Lack of IRF4 abrogates lung disease in 6-month-old B6^lpr mice. (A) Lung sections from 6-month-old B6^lpr and B6^{lpr/Irf4−/−} mice were stained with PAS. Note that B6^lpr but not B6^{lpr/Irf4−/−} mice develop peribronchial and perivascular immune cell infitrates. Original magnification, ×100. (B) Mac2-positive glomerular cells were quantified in 20 glomeruli per section. Data are mean cell counts per glomerulus ± SEM of 9 to 12 mice in each group. ***P < 0.001 versus B6^lpr mice.

Figure 6.

IRF4 deficient B6^lpr mice lack hypergammaglobuminemia and autoantibody production. (A) B6^{lpr/Irf4−/−} (○) and B6^lpr wild-type mice (●) were bled at the end of the study to determine serum levels of IgG, IgM, anti-Smith, and anti-dsDNA autoantibodies by ELISA. (B) ANAs were detected by staining of Hep2 cells using plasma dilutions of 1:40 as described in Concise Methods. Note the homogenous nuclear staining pattern using plasma from B6^lprmice that was not detectable with plasma from B6^{lpr/Irf4−/−} mice.

Figure 7.

IRF4 is required for plasma cells' maturation.

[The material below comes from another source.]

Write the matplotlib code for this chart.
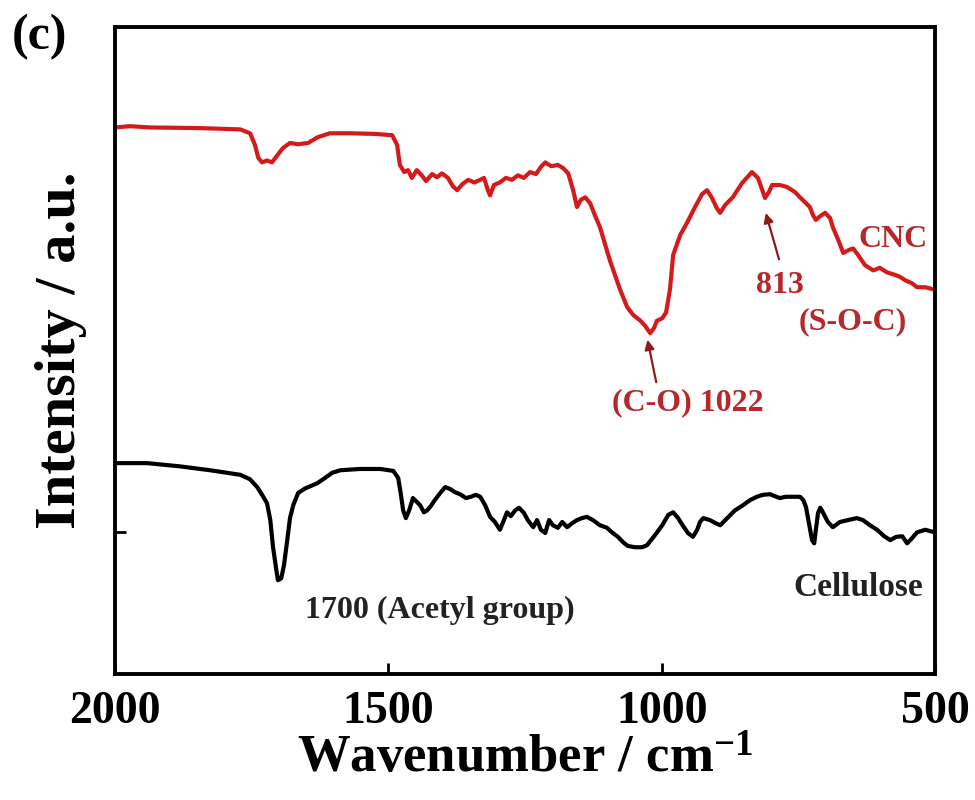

Flow cytometry was used to determine the total number of distinct B and plasma cell subsets (A) in spleens of 6-month-old B6^lpr mice (black bars) and B6^{lpr/Irf4−/−} mice (white bars). The histogram presents mean ± SEM of 12 to 14 mice in each group. *P < 0.05, ***P < 0.001 versus B6^lpr mice. (B) IgM immunostaining of spleens identifies mature B cell distribution in mice of both genotypes. Original magnification, ×100.

Figure 8.

Lack of IRF4 impairs the maturation of Th17 cells. Flow cytometry was used to determine (A) T cell subsets and IFNγ- and (B) IL-17-producing CD4 T cells in spleens of 6-month-old B6^lpr mice (black bars) and B6^{lpr/Irf4−/−} mice (white bars). (C) Plasma IL-17 and IL-21 levels were determined by ELISA at 6 months of age. The histogram presents mean ± SEM of 12 to 14 mice in each group. *P < 0.05, **P < 0.01 versus B6^lpr mice.